Aim: Leave out the pictures and repeat the rest of the material exactly.

----------

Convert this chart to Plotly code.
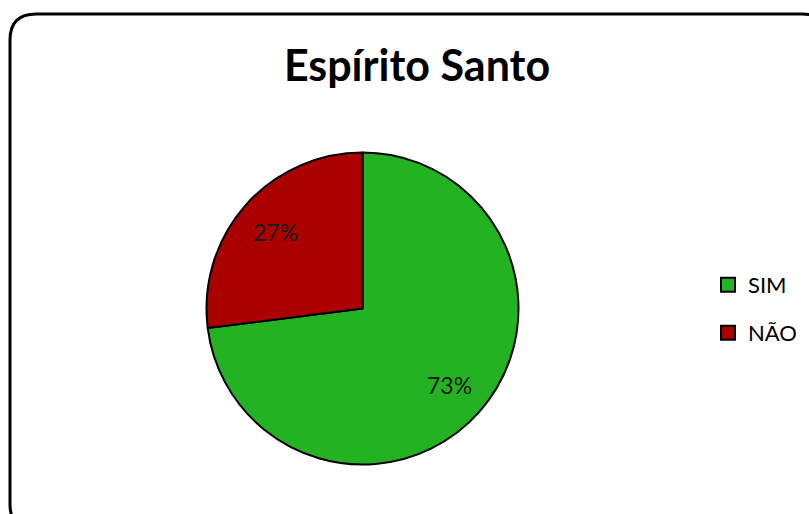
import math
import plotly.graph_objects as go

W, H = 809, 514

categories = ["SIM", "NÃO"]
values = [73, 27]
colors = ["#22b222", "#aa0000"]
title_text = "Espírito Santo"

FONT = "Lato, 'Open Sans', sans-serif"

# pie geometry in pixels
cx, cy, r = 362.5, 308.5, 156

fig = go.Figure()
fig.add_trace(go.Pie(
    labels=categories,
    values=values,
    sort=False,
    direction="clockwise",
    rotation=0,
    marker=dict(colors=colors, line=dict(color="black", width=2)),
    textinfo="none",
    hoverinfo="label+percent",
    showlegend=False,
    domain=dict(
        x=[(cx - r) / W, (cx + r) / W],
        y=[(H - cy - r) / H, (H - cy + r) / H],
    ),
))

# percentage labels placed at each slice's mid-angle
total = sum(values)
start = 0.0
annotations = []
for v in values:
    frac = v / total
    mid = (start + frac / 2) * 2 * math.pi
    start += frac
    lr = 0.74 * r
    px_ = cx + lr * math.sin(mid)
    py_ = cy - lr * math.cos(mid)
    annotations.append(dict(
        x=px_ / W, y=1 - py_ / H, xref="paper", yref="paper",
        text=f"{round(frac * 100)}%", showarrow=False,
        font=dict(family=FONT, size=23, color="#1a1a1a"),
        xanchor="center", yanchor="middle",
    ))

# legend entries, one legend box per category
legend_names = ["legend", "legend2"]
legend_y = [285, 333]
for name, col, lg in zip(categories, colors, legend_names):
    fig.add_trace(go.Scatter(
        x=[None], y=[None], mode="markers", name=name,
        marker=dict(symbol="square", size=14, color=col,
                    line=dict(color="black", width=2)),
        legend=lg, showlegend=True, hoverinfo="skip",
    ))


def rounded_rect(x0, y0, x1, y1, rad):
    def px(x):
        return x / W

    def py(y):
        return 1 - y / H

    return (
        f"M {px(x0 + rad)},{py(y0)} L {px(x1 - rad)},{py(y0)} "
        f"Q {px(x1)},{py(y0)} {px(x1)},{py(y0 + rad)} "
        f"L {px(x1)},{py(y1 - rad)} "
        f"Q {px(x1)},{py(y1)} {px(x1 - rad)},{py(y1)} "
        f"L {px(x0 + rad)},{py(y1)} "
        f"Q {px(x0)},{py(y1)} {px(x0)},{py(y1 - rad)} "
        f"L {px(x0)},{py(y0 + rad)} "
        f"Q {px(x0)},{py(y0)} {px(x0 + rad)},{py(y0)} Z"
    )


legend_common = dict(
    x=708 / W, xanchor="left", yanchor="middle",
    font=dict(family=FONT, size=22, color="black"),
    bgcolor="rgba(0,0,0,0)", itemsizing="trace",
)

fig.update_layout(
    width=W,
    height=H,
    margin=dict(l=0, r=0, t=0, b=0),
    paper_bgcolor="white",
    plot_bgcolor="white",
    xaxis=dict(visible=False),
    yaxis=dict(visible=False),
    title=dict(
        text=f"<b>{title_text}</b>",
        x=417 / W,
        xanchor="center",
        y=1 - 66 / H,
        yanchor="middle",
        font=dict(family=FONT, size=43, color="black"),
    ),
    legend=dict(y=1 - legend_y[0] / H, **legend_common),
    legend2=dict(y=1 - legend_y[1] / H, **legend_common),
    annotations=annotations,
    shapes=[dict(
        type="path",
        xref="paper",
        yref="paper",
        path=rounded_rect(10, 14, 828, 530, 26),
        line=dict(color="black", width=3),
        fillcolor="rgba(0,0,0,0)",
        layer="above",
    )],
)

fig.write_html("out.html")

----------

The completed task:
Convert this chart to Plotly code.
import math
import plotly.graph_objects as go

W, H = 809, 514

categories = ["SIM", "NÃO"]
values = [73, 27]
colors = ["#22b222", "#aa0000"]
title_text = "Espírito Santo"

FONT = "Lato, 'Open Sans', sans-serif"

# pie geometry in pixels
cx, cy, r = 362.5, 308.5, 156

fig = go.Figure()
fig.add_trace(go.Pie(
    labels=categories,
    values=values,
    sort=False,
    direction="clockwise",
    rotation=0,
    marker=dict(colors=colors, line=dict(color="black", width=2)),
    textinfo="none",
    hoverinfo="label+percent",
    showlegend=False,
    domain=dict(
        x=[(cx - r) / W, (cx + r) / W],
        y=[(H - cy - r) / H, (H - cy + r) / H],
    ),
))

# percentage labels placed at each slice's mid-angle
total = sum(values)
start = 0.0
annotations = []
for v in values:
    frac = v / total
    mid = (start + frac / 2) * 2 * math.pi
    start += frac
    lr = 0.74 * r
    px_ = cx + lr * math.sin(mid)
    py_ = cy - lr * math.cos(mid)
    annotations.append(dict(
        x=px_ / W, y=1 - py_ / H, xref="paper", yref="paper",
        text=f"{round(frac * 100)}%", showarrow=False,
        font=dict(family=FONT, size=23, color="#1a1a1a"),
        xanchor="center", yanchor="middle",
    ))

# legend entries, one legend box per category
legend_names = ["legend", "legend2"]
legend_y = [285, 333]
for name, col, lg in zip(categories, colors, legend_names):
    fig.add_trace(go.Scatter(
        x=[None], y=[None], mode="markers", name=name,
        marker=dict(symbol="square", size=14, color=col,
                    line=dict(color="black", width=2)),
        legend=lg, showlegend=True, hoverinfo="skip",
    ))


def rounded_rect(x0, y0, x1, y1, rad):
    def px(x):
        return x / W

    def py(y):
        return 1 - y / H

    return (
        f"M {px(x0 + rad)},{py(y0)} L {px(x1 - rad)},{py(y0)} "
        f"Q {px(x1)},{py(y0)} {px(x1)},{py(y0 + rad)} "
        f"L {px(x1)},{py(y1 - rad)} "
        f"Q {px(x1)},{py(y1)} {px(x1 - rad)},{py(y1)} "
        f"L {px(x0 + rad)},{py(y1)} "
        f"Q {px(x0)},{py(y1)} {px(x0)},{py(y1 - rad)} "
        f"L {px(x0)},{py(y0 + rad)} "
        f"Q {px(x0)},{py(y0)} {px(x0 + rad)},{py(y0)} Z"
    )


legend_common = dict(
    x=708 / W, xanchor="left", yanchor="middle",
    font=dict(family=FONT, size=22, color="black"),
    bgcolor="rgba(0,0,0,0)", itemsizing="trace",
)

fig.update_layout(
    width=W,
    height=H,
    margin=dict(l=0, r=0, t=0, b=0),
    paper_bgcolor="white",
    plot_bgcolor="white",
    xaxis=dict(visible=False),
    yaxis=dict(visible=False),
    title=dict(
        text=f"<b>{title_text}</b>",
        x=417 / W,
        xanchor="center",
        y=1 - 66 / H,
        yanchor="middle",
        font=dict(family=FONT, size=43, color="black"),
    ),
    legend=dict(y=1 - legend_y[0] / H, **legend_common),
    legend2=dict(y=1 - legend_y[1] / H, **legend_common),
    annotations=annotations,
    shapes=[dict(
        type="path",
        xref="paper",
        yref="paper",
        path=rounded_rect(10, 14, 828, 530, 26),
        line=dict(color="black", width=3),
        fillcolor="rgba(0,0,0,0)",
        layer="above",
    )],
)

fig.write_html("out.html")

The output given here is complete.